▸ **Required work**: Reproduce the entire listing word for word.

>> Begin Supplied material

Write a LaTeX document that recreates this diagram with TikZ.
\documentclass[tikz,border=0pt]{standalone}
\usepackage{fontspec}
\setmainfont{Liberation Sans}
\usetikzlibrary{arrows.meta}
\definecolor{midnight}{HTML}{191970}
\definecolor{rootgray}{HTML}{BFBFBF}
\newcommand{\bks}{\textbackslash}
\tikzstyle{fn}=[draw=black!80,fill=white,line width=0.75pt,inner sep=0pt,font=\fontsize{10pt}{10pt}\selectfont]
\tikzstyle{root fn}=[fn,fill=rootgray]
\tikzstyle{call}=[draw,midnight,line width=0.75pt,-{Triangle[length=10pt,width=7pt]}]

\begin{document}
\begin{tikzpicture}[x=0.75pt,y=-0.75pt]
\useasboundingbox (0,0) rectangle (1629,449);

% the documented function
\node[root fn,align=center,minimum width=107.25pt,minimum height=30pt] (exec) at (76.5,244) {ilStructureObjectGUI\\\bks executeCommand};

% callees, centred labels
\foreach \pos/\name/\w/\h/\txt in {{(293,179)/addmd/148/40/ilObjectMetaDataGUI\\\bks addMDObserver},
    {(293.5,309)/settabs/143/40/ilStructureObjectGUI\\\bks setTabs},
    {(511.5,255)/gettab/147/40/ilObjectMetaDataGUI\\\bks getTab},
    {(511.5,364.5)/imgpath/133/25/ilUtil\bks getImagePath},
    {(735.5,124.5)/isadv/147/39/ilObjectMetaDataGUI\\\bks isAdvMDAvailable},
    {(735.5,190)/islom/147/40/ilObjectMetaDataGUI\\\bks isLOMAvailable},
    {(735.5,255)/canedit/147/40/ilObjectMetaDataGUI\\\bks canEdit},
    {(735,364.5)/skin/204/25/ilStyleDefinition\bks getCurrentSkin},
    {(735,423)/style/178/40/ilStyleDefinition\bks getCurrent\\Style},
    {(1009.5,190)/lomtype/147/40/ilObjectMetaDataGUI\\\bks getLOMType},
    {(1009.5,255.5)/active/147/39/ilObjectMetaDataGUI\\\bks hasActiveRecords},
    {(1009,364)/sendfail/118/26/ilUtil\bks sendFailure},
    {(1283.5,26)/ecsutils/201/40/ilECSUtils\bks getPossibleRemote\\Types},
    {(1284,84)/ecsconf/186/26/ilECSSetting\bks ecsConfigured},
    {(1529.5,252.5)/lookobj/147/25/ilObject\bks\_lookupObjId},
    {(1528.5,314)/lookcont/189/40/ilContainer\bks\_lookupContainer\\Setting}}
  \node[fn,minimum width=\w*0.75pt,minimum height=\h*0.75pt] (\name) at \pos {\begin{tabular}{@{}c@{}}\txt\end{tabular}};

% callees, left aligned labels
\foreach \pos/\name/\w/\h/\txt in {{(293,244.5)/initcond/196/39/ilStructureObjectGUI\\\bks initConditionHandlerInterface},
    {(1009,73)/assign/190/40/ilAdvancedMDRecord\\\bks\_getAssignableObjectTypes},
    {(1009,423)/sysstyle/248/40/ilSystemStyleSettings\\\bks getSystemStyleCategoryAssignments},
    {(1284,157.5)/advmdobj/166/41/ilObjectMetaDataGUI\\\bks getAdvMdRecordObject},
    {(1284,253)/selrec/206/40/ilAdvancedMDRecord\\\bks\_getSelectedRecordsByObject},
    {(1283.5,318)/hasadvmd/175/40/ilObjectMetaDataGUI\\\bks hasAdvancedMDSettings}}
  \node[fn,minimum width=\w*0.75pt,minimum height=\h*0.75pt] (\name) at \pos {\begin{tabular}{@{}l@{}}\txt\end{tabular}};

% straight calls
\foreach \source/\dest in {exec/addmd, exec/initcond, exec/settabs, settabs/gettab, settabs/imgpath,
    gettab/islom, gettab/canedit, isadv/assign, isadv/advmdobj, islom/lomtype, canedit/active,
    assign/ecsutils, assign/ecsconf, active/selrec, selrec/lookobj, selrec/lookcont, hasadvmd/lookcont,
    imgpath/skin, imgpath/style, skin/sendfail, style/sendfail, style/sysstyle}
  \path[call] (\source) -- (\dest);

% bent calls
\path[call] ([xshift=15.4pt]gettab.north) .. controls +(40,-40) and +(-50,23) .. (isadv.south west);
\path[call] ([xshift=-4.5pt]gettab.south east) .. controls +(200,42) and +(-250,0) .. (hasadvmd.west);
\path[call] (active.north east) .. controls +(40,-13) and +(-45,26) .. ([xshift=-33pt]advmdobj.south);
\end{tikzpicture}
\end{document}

>> End Supplied material

▸ **Response for this exercise**:
Write a LaTeX document that recreates this diagram with TikZ.
\documentclass[tikz,border=0pt]{standalone}
\usepackage{fontspec}
\setmainfont{Liberation Sans}
\usetikzlibrary{arrows.meta}
\definecolor{midnight}{HTML}{191970}
\definecolor{rootgray}{HTML}{BFBFBF}
\newcommand{\bks}{\textbackslash}
\tikzstyle{fn}=[draw=black!80,fill=white,line width=0.75pt,inner sep=0pt,font=\fontsize{10pt}{10pt}\selectfont]
\tikzstyle{root fn}=[fn,fill=rootgray]
\tikzstyle{call}=[draw,midnight,line width=0.75pt,-{Triangle[length=10pt,width=7pt]}]

\begin{document}
\begin{tikzpicture}[x=0.75pt,y=-0.75pt]
\useasboundingbox (0,0) rectangle (1629,449);

% the documented function
\node[root fn,align=center,minimum width=107.25pt,minimum height=30pt] (exec) at (76.5,244) {ilStructureObjectGUI\\\bks executeCommand};

% callees, centred labels
\foreach \pos/\name/\w/\h/\txt in {{(293,179)/addmd/148/40/ilObjectMetaDataGUI\\\bks addMDObserver},
    {(293.5,309)/settabs/143/40/ilStructureObjectGUI\\\bks setTabs},
    {(511.5,255)/gettab/147/40/ilObjectMetaDataGUI\\\bks getTab},
    {(511.5,364.5)/imgpath/133/25/ilUtil\bks getImagePath},
    {(735.5,124.5)/isadv/147/39/ilObjectMetaDataGUI\\\bks isAdvMDAvailable},
    {(735.5,190)/islom/147/40/ilObjectMetaDataGUI\\\bks isLOMAvailable},
    {(735.5,255)/canedit/147/40/ilObjectMetaDataGUI\\\bks canEdit},
    {(735,364.5)/skin/204/25/ilStyleDefinition\bks getCurrentSkin},
    {(735,423)/style/178/40/ilStyleDefinition\bks getCurrent\\Style},
    {(1009.5,190)/lomtype/147/40/ilObjectMetaDataGUI\\\bks getLOMType},
    {(1009.5,255.5)/active/147/39/ilObjectMetaDataGUI\\\bks hasActiveRecords},
    {(1009,364)/sendfail/118/26/ilUtil\bks sendFailure},
    {(1283.5,26)/ecsutils/201/40/ilECSUtils\bks getPossibleRemote\\Types},
    {(1284,84)/ecsconf/186/26/ilECSSetting\bks ecsConfigured},
    {(1529.5,252.5)/lookobj/147/25/ilObject\bks\_lookupObjId},
    {(1528.5,314)/lookcont/189/40/ilContainer\bks\_lookupContainer\\Setting}}
  \node[fn,minimum width=\w*0.75pt,minimum height=\h*0.75pt] (\name) at \pos {\begin{tabular}{@{}c@{}}\txt\end{tabular}};

% callees, left aligned labels
\foreach \pos/\name/\w/\h/\txt in {{(293,244.5)/initcond/196/39/ilStructureObjectGUI\\\bks initConditionHandlerInterface},
    {(1009,73)/assign/190/40/ilAdvancedMDRecord\\\bks\_getAssignableObjectTypes},
    {(1009,423)/sysstyle/248/40/ilSystemStyleSettings\\\bks getSystemStyleCategoryAssignments},
    {(1284,157.5)/advmdobj/166/41/ilObjectMetaDataGUI\\\bks getAdvMdRecordObject},
    {(1284,253)/selrec/206/40/ilAdvancedMDRecord\\\bks\_getSelectedRecordsByObject},
    {(1283.5,318)/hasadvmd/175/40/ilObjectMetaDataGUI\\\bks hasAdvancedMDSettings}}
  \node[fn,minimum width=\w*0.75pt,minimum height=\h*0.75pt] (\name) at \pos {\begin{tabular}{@{}l@{}}\txt\end{tabular}};

% straight calls
\foreach \source/\dest in {exec/addmd, exec/initcond, exec/settabs, settabs/gettab, settabs/imgpath,
    gettab/islom, gettab/canedit, isadv/assign, isadv/advmdobj, islom/lomtype, canedit/active,
    assign/ecsutils, assign/ecsconf, active/selrec, selrec/lookobj, selrec/lookcont, hasadvmd/lookcont,
    imgpath/skin, imgpath/style, skin/sendfail, style/sendfail, style/sysstyle}
  \path[call] (\source) -- (\dest);

% bent calls
\path[call] ([xshift=15.4pt]gettab.north) .. controls +(40,-40) and +(-50,23) .. (isadv.south west);
\path[call] ([xshift=-4.5pt]gettab.south east) .. controls +(200,42) and +(-250,0) .. (hasadvmd.west);
\path[call] (active.north east) .. controls +(40,-13) and +(-45,26) .. ([xshift=-33pt]advmdobj.south);
\end{tikzpicture}
\end{document}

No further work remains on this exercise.